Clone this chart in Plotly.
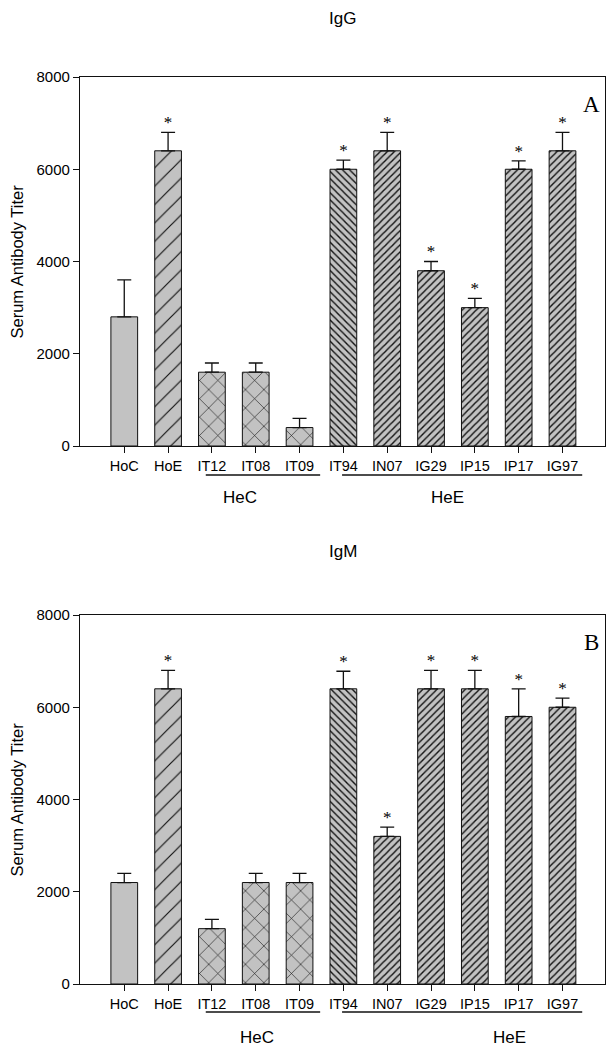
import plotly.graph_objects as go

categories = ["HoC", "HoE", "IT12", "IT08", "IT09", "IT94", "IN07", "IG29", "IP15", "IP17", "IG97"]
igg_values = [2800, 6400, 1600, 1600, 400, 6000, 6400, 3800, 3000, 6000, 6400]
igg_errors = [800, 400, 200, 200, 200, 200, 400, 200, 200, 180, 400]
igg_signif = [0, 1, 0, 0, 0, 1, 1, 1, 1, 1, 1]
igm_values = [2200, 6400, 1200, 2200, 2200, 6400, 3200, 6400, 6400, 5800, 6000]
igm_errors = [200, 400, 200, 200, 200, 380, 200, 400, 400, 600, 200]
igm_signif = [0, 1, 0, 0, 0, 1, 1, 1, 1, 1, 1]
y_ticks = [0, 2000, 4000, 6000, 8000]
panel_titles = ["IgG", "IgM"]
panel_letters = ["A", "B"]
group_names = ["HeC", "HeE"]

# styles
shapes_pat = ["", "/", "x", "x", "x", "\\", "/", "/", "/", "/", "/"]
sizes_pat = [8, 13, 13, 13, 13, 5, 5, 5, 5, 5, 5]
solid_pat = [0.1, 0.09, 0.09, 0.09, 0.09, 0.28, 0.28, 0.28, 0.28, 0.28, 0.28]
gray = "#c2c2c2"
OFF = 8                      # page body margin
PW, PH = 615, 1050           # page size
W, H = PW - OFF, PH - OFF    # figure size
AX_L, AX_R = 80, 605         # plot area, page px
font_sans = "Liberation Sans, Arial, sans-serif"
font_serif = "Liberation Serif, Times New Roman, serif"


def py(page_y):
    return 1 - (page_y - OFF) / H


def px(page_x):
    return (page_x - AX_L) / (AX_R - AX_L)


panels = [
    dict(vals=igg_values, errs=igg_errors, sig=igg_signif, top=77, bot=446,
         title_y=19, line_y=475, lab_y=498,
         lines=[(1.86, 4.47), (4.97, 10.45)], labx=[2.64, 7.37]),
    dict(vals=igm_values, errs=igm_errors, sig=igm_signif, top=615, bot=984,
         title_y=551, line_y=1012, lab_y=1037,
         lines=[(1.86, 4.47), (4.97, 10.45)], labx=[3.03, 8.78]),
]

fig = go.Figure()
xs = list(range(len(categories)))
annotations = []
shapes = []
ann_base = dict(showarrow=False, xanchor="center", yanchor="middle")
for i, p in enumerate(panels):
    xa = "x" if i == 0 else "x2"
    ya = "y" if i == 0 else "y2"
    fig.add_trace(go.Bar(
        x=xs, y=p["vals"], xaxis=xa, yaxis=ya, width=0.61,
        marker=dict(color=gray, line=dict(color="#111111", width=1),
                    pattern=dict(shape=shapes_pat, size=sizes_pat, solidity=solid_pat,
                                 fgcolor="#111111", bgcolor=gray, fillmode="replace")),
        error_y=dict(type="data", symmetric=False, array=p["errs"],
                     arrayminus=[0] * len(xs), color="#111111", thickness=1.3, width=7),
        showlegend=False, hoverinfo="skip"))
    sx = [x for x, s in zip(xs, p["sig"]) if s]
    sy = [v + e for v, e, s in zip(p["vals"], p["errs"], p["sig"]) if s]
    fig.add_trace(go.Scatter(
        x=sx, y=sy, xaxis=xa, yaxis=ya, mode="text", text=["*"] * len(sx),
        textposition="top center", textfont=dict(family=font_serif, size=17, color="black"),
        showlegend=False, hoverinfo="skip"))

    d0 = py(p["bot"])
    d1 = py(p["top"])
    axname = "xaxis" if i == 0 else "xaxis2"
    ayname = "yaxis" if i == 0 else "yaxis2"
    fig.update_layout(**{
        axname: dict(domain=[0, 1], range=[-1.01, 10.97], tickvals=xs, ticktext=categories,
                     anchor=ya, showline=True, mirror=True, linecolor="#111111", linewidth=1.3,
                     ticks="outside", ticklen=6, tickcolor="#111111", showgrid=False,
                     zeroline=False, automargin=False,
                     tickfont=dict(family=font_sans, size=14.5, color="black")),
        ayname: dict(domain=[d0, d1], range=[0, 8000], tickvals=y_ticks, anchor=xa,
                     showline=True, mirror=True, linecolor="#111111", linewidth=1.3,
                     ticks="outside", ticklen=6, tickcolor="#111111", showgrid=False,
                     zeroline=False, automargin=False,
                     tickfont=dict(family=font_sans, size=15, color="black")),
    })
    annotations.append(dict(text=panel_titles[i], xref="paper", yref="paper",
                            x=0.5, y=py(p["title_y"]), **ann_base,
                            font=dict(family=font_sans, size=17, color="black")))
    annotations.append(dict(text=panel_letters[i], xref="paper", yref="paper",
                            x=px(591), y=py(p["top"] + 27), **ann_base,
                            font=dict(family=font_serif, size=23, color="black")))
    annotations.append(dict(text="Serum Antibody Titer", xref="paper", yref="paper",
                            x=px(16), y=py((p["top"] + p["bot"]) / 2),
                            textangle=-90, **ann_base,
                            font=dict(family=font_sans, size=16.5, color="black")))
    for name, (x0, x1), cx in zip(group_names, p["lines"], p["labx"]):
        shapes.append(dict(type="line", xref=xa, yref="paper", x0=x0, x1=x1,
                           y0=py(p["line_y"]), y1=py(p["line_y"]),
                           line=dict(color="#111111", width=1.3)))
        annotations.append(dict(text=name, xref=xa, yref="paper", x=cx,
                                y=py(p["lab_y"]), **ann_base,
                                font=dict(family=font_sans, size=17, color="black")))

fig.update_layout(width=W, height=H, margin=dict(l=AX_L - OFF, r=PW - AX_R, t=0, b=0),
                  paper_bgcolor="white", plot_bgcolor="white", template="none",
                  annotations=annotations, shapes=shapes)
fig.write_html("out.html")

******************************

- **What this task involves**:
Begin at the first line of the data above and repeat each line exactly, stopping after the line containing "import plotly.graph_objects as go". Omit the pictures.

- **Output of the task**:
Clone this chart in Plotly.
import plotly.graph_objects as go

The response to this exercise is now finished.